Jinnah Mahamid, who lives with his family in the E-Shajur neighborhood in Umm al-Fahm, recounted, "A few days ago, I was sitting in the backyard with my parents. All of the sudden, we heard gunshots and immediately ran inside. Later, when we went outside again, we saw bullet holes where we had been sitting.
"Now, we're scared to even sit in the guest room, afraid that a bullet might pierce through the window and hit us. We stay in a closed room and don't leave the house. It's like being in prison."
Marwa Ahmad Mahamid, 12, also recounted a shooting that nearly wounded her and her family: "Most of the time, especially at night, I'm nervous because of the loud gunfire you constantly hear here. We girls go to school terrified. Even during class, we're afraid that a bullet might enter through a window and hurt us.

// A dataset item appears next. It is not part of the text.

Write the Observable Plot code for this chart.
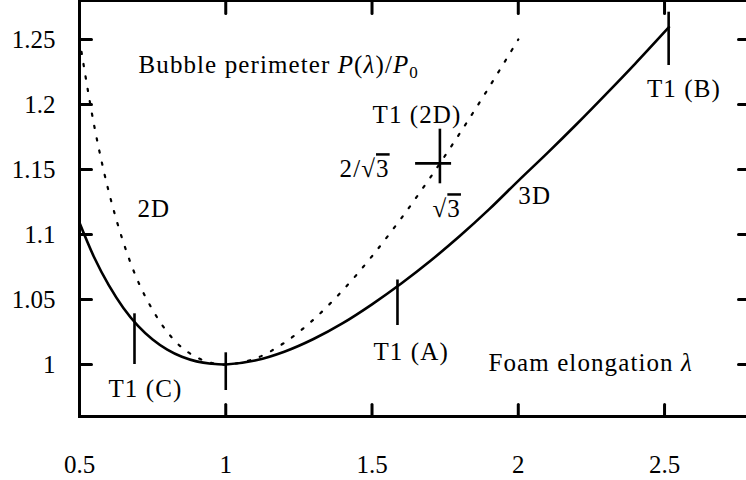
<!DOCTYPE html>
<html>
<head>
<meta charset="utf-8">
<script src="https://cdn.jsdelivr.net/npm/d3@7"></script>
<script src="https://cdn.jsdelivr.net/npm/@observablehq/plot@0.6"></script>
<style>
  html, body { margin: 0; padding: 0; background: #fff; overflow: hidden; }
  #chart svg, #chart svg text { font-family: "Liberation Serif", serif !important; font-size: 25px; fill: #000; }
  #chart g[aria-label="text"] text { letter-spacing: 1.1px; }
</style>
</head>
<body>
<div id="chart"></div>
<script>
// 3D bubble perimeter P(λ)/P0 versus foam elongation λ (solid curve)
const lambda3D = [0.5, 0.55, 0.6, 0.65, 0.7, 0.75, 0.8, 0.85, 0.9, 0.95, 1.0, 1.1, 1.2, 1.3, 1.4, 1.5, 1.6, 1.7, 1.8, 1.9, 2.0, 2.1, 2.2, 2.3, 2.4, 2.515];
const perimeter3D = [1.109, 1.0825, 1.061, 1.0435, 1.0297, 1.0192, 1.0114, 1.0059, 1.0024, 1.0006, 1.0, 1.003, 1.0098, 1.0196, 1.0318, 1.0463, 1.0623, 1.0798, 1.0988, 1.1193, 1.1413, 1.1628, 1.185, 1.208, 1.2315, 1.2595];

// 2D perimeter (dotted curve)
const lambda2D = [0.5, 0.55, 0.6, 0.65, 0.7, 0.75, 0.8, 0.85, 0.9, 0.95, 1.0, 1.1, 1.2, 1.3, 1.4, 1.5, 1.6, 1.7, 1.8, 1.9, 2.0];
const perimeter2D = [1.25, 1.184, 1.133, 1.094, 1.064, 1.042, 1.025, 1.013, 1.0056, 1.0013, 1.0, 1.0045, 1.0167, 1.0346, 1.0571, 1.0833, 1.1125, 1.1441, 1.1778, 1.2132, 1.25];

// T1 events marked on the 3D curve (vertical bars) and the λ = 1 marker
const t1Lambda = [0.688, 1.0, 1.587, 2.514];
const t1Low = [1.0, 0.98, 1.03, 1.23];
const t1High = [1.039, 1.009, 1.065, 1.271];

// 2D T1 point at (√3, 2/√3), drawn as a cross
const t1Lambda2D = Math.sqrt(3);
const t1Perimeter2D = 2 / Math.sqrt(3);
const crossX = [1.649, 1.772];
const crossY = [1.139, 1.181];

// axes
const xTicks = [0.5, 1, 1.5, 2, 2.5];
const xTickLabels = ["0.5", "1", "1.5", "2", "2.5"];
const yTicks = [1, 1.05, 1.1, 1.15, 1.2, 1.25];
const yTickLabels = ["1", "1.05", "1.1", "1.15", "1.2", "1.25"];
const xDomain = [0.5, 2.787];
const yDomain = [0.96, 1.28];

// text annotations: label and its anchor (start of baseline) in data units
const labelText = ["Bubble perimeter P(λ)/P0", "2D", "T1 (2D)", "2/√3", "√3", "3D", "T1 (B)", "T1 (A)", "T1 (C)", "Foam elongation λ"];
const labelX = [0.7017, 0.698, 1.5017, 1.389, 1.7068, 2.0, 2.44, 1.505, 0.599, 1.898];
const labelY = [1.2246, 1.1138, 1.1856, 1.1441, 1.1133, 1.1238, 1.2054, 1.0031, 0.9749, 0.9949];

const curve3D = lambda3D.map((x, i) => ({x, y: perimeter3D[i]}));
const curve2D = lambda2D.map((x, i) => ({x, y: perimeter2D[i]}));
const t1 = t1Lambda.map((x, i) => ({x, y1: t1Low[i], y2: t1High[i]}));
const labels = labelText.map((text, i) => ({text, x: labelX[i], y: labelY[i]}));

// a straight tick of length l, pointing "up" before rotation
const tickShape = {draw(ctx, l) { ctx.moveTo(0, 0); ctx.lineTo(0, -l); }};
const tick = {anchor: "start", shape: tickShape, stroke: "black", strokeWidth: 3};
const font = {fontFamily: "Liberation Serif", fontSize: 25};

const plot = Plot.plot({
  width: 746,
  height: 480,
  marginLeft: 79,
  marginRight: -2,
  marginTop: 0,
  marginBottom: 64,
  x: {domain: xDomain},
  y: {domain: yDomain},
  marks: [
    Plot.frame({stroke: "black", strokeWidth: 3}),
    // inward ticks on all four sides
    Plot.vector(yTicks, {...tick, x: xDomain[0], y: d => d, length: 12, rotate: 90}),
    Plot.vector(yTicks, {...tick, x: xDomain[1], y: d => d, length: 10, rotate: -90}),
    Plot.vector(xTicks, {...tick, x: d => d, y: yDomain[0], length: 12, rotate: 0}),
    Plot.vector(xTicks, {...tick, x: d => d, y: yDomain[1], length: 13, rotate: 180}),
    Plot.axisY({...font, ticks: yTicks, tickSize: 0, tickPadding: 24, tickFormat: (d, i) => yTickLabels[i], label: null}),
    Plot.axisX({...font, ticks: xTicks, tickSize: 0, tickPadding: 39, tickFormat: (d, i) => xTickLabels[i], label: null}),
    // curves
    Plot.line(curve2D, {x: "x", y: "y", curve: "catmull-rom", stroke: "black", strokeWidth: 2.2, strokeDasharray: "2.2 10.3"}),
    Plot.line(curve3D, {x: "x", y: "y", curve: "catmull-rom", stroke: "black", strokeWidth: 2.6}),
    // T1 markers
    Plot.ruleX(t1, {x: "x", y1: "y1", y2: "y2", stroke: "black", strokeWidth: 2.6}),
    Plot.ruleX([t1Lambda2D], {y1: crossY[0], y2: crossY[1], stroke: "black", strokeWidth: 2.6}),
    Plot.ruleY([t1Perimeter2D], {x1: crossX[0], x2: crossX[1], stroke: "black", strokeWidth: 2.6}),
    // annotations
    Plot.text(labels, {...font, x: "x", y: "y", text: "text", textAnchor: "start", lineAnchor: "bottom", fill: "black"})
  ]
});

// typeset the math parts of the annotations: italic symbols, subscripts, radical bars
const rich = {
  "Bubble perimeter P(λ)/P0": [["Bubble perimeter "], ["P", "i"], ["("], ["λ", "i"], [")/"], ["P", "i"], ["0", "sub"]],
  "Foam elongation λ": [["Foam elongation "], ["λ", "i"]],
  "2/√3": [["2/√"], ["3", "bar"]],
  "√3": [["√"], ["3", "bar"]]
};
d3.select(plot).selectAll('g[aria-label="text"] text').each(function () {
  const parts = rich[this.textContent];
  if (!parts) return;
  const node = d3.select(this);
  node.text("");
  for (const [s, kind] of parts) {
    const ts = node.append("tspan").text(s);
    if (kind === "i") ts.attr("font-style", "italic");
    if (kind === "sub") ts.attr("font-size", "17px").attr("dy", "5");
    if (kind === "bar") ts.style("text-decoration", "overline");
  }
});

document.getElementById("chart").append(plot);
</script>
</body>
</html>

"It's not an easy thing to cope with. We also had an incident where shots were fired at our home and almost pierced through to the rooms we were in. Sometimes I can't sleep, even in days before tests. It's affecting my grades."
Binan Mahamid, who lives in the Ayn Jarar neighborhood in Umm al-Fahm, echoed the same experience and hardships, saying, "It's constant shooting at night, which really stresses me out.
"A couple days ago, we came home and we saw a bullet right on the ground, and it was really creepy for me because it was at the entrance to our house. If we had been here in that moment (when it was shot), we could have been injured.
"I got really angry when not even one policeman would come (after we reported it). If this would have happened in a (Jewish) Israeli community, not just one policeman would come, but four or five.
"Why is that? Do they think Arab blood is cheap?
"We lived for awhile in the Unites States and never had this kind of problem. I want to go back because I'm tired of the violence.
"We used to ask for playgrounds, museums, nice streets, but what we really need now is safety. We need to feel safe in our homes. We need somebody to protect us."
Nadiya Mahajana, principal at the Khadija Secondary School for girls in Umm al-Fahm, explained that it is common knowledge that the phenomenon has spread throughout the city.
"We all suffer from it because it affects us all. We do our best here, together with the administrative staff and teachers, to help the girls put the danger out of their minds through social activities," she said.
Reda Jaber, director of Aman—the Arab Center for a Safe Society—explained that "the challenge of dealing with violence in Arab society is both social and structural. Arab society needs to be reorganized and rebuilt from its foundations for it to resolve the issues afflicting it, and not just deal with their symptoms.
"Fixing the erosion of its values that once united it. Forgoing its clannish and tribal structure, which prevents any real progress by the local Arab authorities. Nurturing Arab settlements, fighting poverty and taking care of youths by establishing vital community centers for non-formal education. Improving women's status in society and the perception of government and law.
"All these things require political and social leadership willing to take the lead, face reality and bravely work for meaningful and even painful changes.
The police responded that they "have been operating in recent years together with the Ministry of Public Security to meet the unique needs of Arab society to reduce crime and increase feelings of safety and trust in the police and the rule of law among citizens. That is done through, among other things, firm enforcement against law breakers.
"In recent years we have seized thousands of armaments and arrested hundreds of suspects, indicting them whenever we could. In 2015 more than 1,100 indictments for weapon violations within the Arab populace were filed, and more than 900 suspects' remands were extended until the end of the proceedings against them.
"These results are a product of due decisive action and are, and the number of arrests that result in indictments is only getting higher."